I well remember America answering Hussein with a a massive air blast ordinance which was dubbed, “the mother of all bombs.”
I also remember one of the linguistics societies at that time choosing “the mother of all _____” idiom as their language construction of the year. Or something like that. I vaguely recall them including a brief description of the long history of that construction. I would say that the more general usage is probably at least 2000 years old, and probably much older. But I can’t say that I have the evidence at hand to take a shot at a peer-reviewed defense of that claim.

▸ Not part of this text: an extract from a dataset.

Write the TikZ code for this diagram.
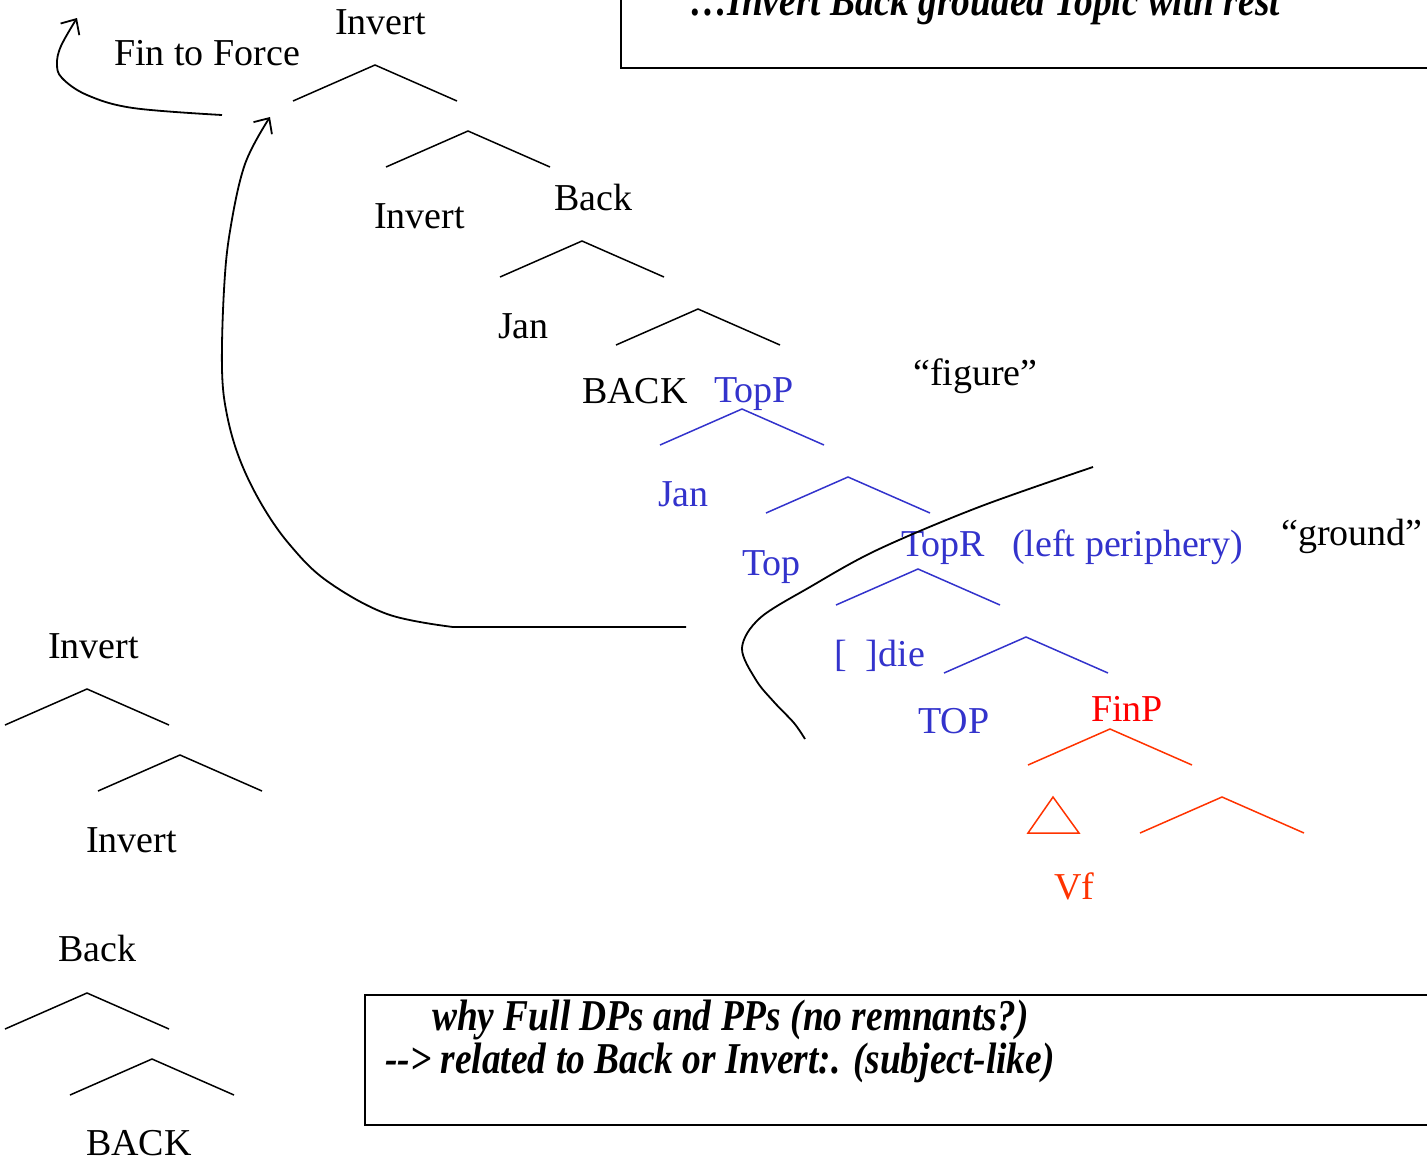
\documentclass[tikz,border=0pt]{standalone}
\usepackage{fontspec}
\setmainfont{Liberation Serif}
\newfontfamily\notefont[FakeStretch=0.85]{Liberation Serif}
\usetikzlibrary{arrows.meta}

\definecolor{topblue}{RGB}{51,51,204}
\definecolor{finred}{RGB}{255,0,0}
\definecolor{finorange}{RGB}{255,51,0}

\begin{document}
\begin{tikzpicture}[x=1pt, y=-1pt,
    lab/.style={anchor=base west, inner sep=0pt, font=\fontsize{38}{44}\selectfont},
    note/.style={anchor=base west, inner sep=0pt, font=\notefont\bfseries\itshape\fontsize{44}{50}\selectfont},
    branch/.style={line width=1.5pt},
    move/.style={line width=1.8pt, -{Straight Barb[length=12pt,width=22pt]}}]
    \useasboundingbox (0,0) rectangle (1427,1160);

    % Main tree, black part
    \foreach \ax/\ay in {375/65, 468/131, 582/241, 698/309}
        \draw[branch] (\ax-82,\ay+36) -- (\ax,\ay) -- (\ax+82,\ay+36);
    \node[lab] (inv1) at (335,34) {Invert};
    \node[lab] (fin2force) at (114,65) {Fin to Force};
    \node[lab] (inv2) at (374,228) {Invert};
    \node[lab] (back1) at (554,210) {Back};
    \node[lab] (jan1) at (498,338) {Jan};
    \node[lab] (back2) at (582,403) {BACK};
    \node[lab] (figure) at (913,385) {“figure”};
    \node[lab] (ground) at (1281,545) {“ground”};

    % Topic layer
    \foreach \ax/\ay in {742/409, 848/477, 918/569, 1026/637}
        \draw[branch, topblue] (\ax-82,\ay+36) -- (\ax,\ay) -- (\ax+82,\ay+36);
    \node[lab, topblue] (topp) at (714,402) {TopP};
    \node[lab, topblue] (jan2) at (658,506) {Jan};
    \node[lab, topblue] (top1) at (742,575) {Top};
    \node[lab, topblue] (topr) at (901,556) {TopR};
    \node[lab, topblue] (leftp) at (1012,556) {(left periphery)};
    \node[lab, topblue] (die) at (834,666) {[~~]die};
    \node[lab, topblue] (top2) at (918,733) {TOP};

    % FinP
    \foreach \ax/\ay in {1110/729, 1222/797}
        \draw[branch, finorange] (\ax-82,\ay+36) -- (\ax,\ay) -- (\ax+82,\ay+36);
    \draw[branch, finorange] (1028,833) -- (1053,797) -- (1079,833) -- cycle;
    \node[lab, finred] (finp) at (1091,721) {FinP};
    \node[lab, finorange] (vf) at (1054,899) {Vf};

    % Small trees on the left
    \foreach \ax/\ay in {87/689, 180/755, 87/993, 152/1059}
        \draw[branch] (\ax-82,\ay+36) -- (\ax,\ay) -- (\ax+82,\ay+36);
    \node[lab] (inv3) at (48,658) {Invert};
    \node[lab] (inv4) at (86,852) {Invert};
    \node[lab] (back3) at (58,961) {Back};
    \node[lab] (back4) at (86,1155) {BACK};

    % Movement arrows
    \coordinate (finfrom) at (686,627);
    \coordinate (finto) at (270,117);
    \coordinate (forcefrom) at (222,115);
    \coordinate (forceto) at (77,18);
    \draw[move] (finfrom) -- (453,627) -- plot[smooth, tension=0.6] coordinates {(453,627) (387,614) (327,581) (290,545) (262,505) (240,460) (227,415) (222,369) (224,290) (230,231) (245,164) (finto)};
    \draw[move] plot[smooth, tension=0.6] coordinates {(forcefrom) (133,108) (87,95) (62,78) (57,64) (61,46) (forceto)};

    % Figure / ground boundary
    \draw[line width=1.8pt] plot[smooth, tension=0.55] coordinates {(1093,467) (979,507) (877,550) (810,587) (760,618) (742,648) (756,680) (774,702) (794,723) (805,739)};

    % Note boxes
    \draw[line width=2pt] (621,0) -- (621,68) -- (1427,68);
    \node[note] (note1) at (690,15) {…Invert Back grouded Topic with rest};
    \draw[line width=2pt] (1427,995) -- (365,995) -- (365,1125) -- (1427,1125);
    \node[note] (note2) at (432,1030) {why Full DPs and PPs (no remnants?)};
    \node[note] (note3) at (385,1073) {-{}-> related to Back or Invert:. (subject-like)};
\end{tikzpicture}
\end{document}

In exploring linguistic possibilities, one should also keep in mind other non-literal phrases of our own culture. For example, there is the modern day practice of giving Mom on Mother’s Day “The World’s Greatest Mom” trophy or plaque. Nobody assumes that there was an actual worldwide competition.
It is also worth mentioning that various ancient “mother goddesses”, such as Hebat of the Hurrians (probably mentioned in the Amarna Letters), were given that title NOT because they literally gave birth to “all living” but because they personified (as a kind of Platonic ideal) the concept of motherhood itself.
So by this way of thinking, Eve could have been considered “the mother of all living” in much the same way—even if in addition to being the mother of the entire “Adamic dynasty”.
[As usual in my posts, I’m not necessarily expositing my own personal position on the matter at hand. I’m explaining a variety of interpretations which can be found in the academic literature. These are possible explanations which readers may want to know, not necessarily the one definitive conclusion.]